By December, the bullets will be flying at Otway Nordic Centre.
The biathlon range berm is in place, two timing/storage buildings are under construction and the new trails have been built.
With 17 months to go before 2015 Canada Winter Games, Otway is entering the end phase of a $1.7 million facelift to improve what already ranks as one of the province's best cross-country/biathlon facilities.
The new 30-lane shooting range, built to International Biathlon Union standards and scheduled for completion later this fall, will give the Caledonia Nordic Ski Club the ability to host national and international events, such as the world youth biathlon championships. An electronic target modification would be all that is needed to bring the facility up to World Cup biathlon requirements.
"We wanted to use this momentum the Games are creating to do a complete job on upgrading our facility for international events, so we're going beyond what is required for the upgrades for the Games," said Jim Burbee, the Caledonia club's director of competition.
Most of the trails to be used for biathlon events were built in 2012, part of a 10-kilometre expansion to the Otway trail network on what was formerly private land within the Northern Lights trail loop. Those new trails have been refined this year to install culverts, smooth out some rocky areas, widen tight corners and reduce a few steep pitches that made them difficult to ski and maintain last winter.

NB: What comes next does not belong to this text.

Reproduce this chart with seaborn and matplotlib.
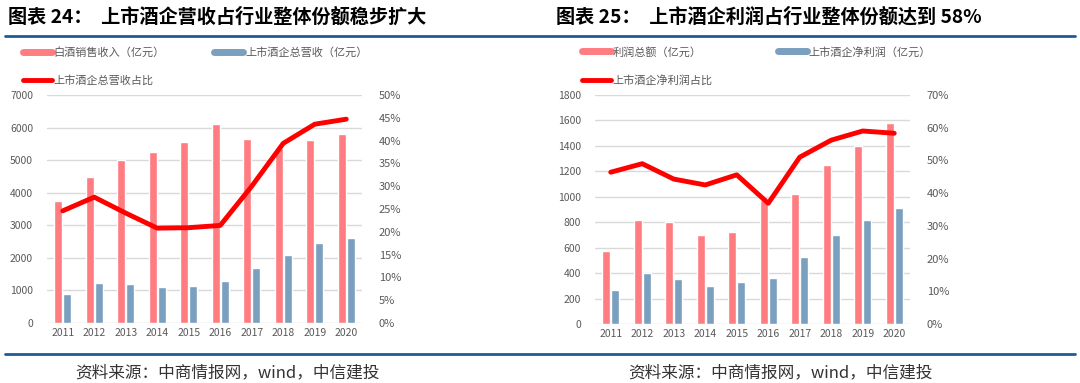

Biathletes will be aiming their rifles in the direction of Otway Road, just north of the biathlon firing line, but the eight-metre high berm is 12 metres thick and consists of about 12,000 square metres of gravel. It has been built well beyond the minimum standards of the RCMP's Canadian Firearms Program. The club expects to receive International Ski Federation (FIS) sanctioning for its new ski trails.
"We are going to have one of the best biathlon facilities in Canada, from a racing perspective and from a spectator's perspective," said Tim Roots, director of trails, facilities and grooming for the Caledonia club. "It's going to be fairly tough and the race trails will be built to FIS standards. A lot of this work has been done so we can ski on those trails with a minimal amount of snow. We're not aiming at doing a World Cup event here, but at the same time we've tried to make sure we haven't done anything that would preclude us from ever holding a World Cup event."
Among the construction projects still to be completed this fall are: two 2.5-metre high wooden fences atop a small berm on either side of the range; a high chain-link fence behind the large berm to keep people from climbing on the back side of the shooting range; a raised platform of interlocking blocks for the firing line retaining wall where biathletes will shoot from; two timing buildings, one for biathlon and one for cross-country races; and completion of grading and packing of the 150-metre penalty loop trail and connecting trail from the cross-country stadium. There will nr separate start/finish areas for biathlon and cross-country races.
"It's much easier for the officials if everything takes place in one area so they can see everything that's going on at the same time," said Roots. "We'll have a range that is equivalent to Callaghan Valley and Canmore."
The new biathlon range and connecting trails are the most significant improvements to the facility since the Rotary Lodge opened in February 2005. The Caledonia club has been based at Otway, just west of the city since 1984. A six-month ski season in 2012-13 led to record membership in the club with close to 1,800 members.
The first test event for the new range will be the B.C. Winter Games trials on Dec. 29. The Caledonia club will also host the Western Canadian biathlon championships, Feb. 1-2.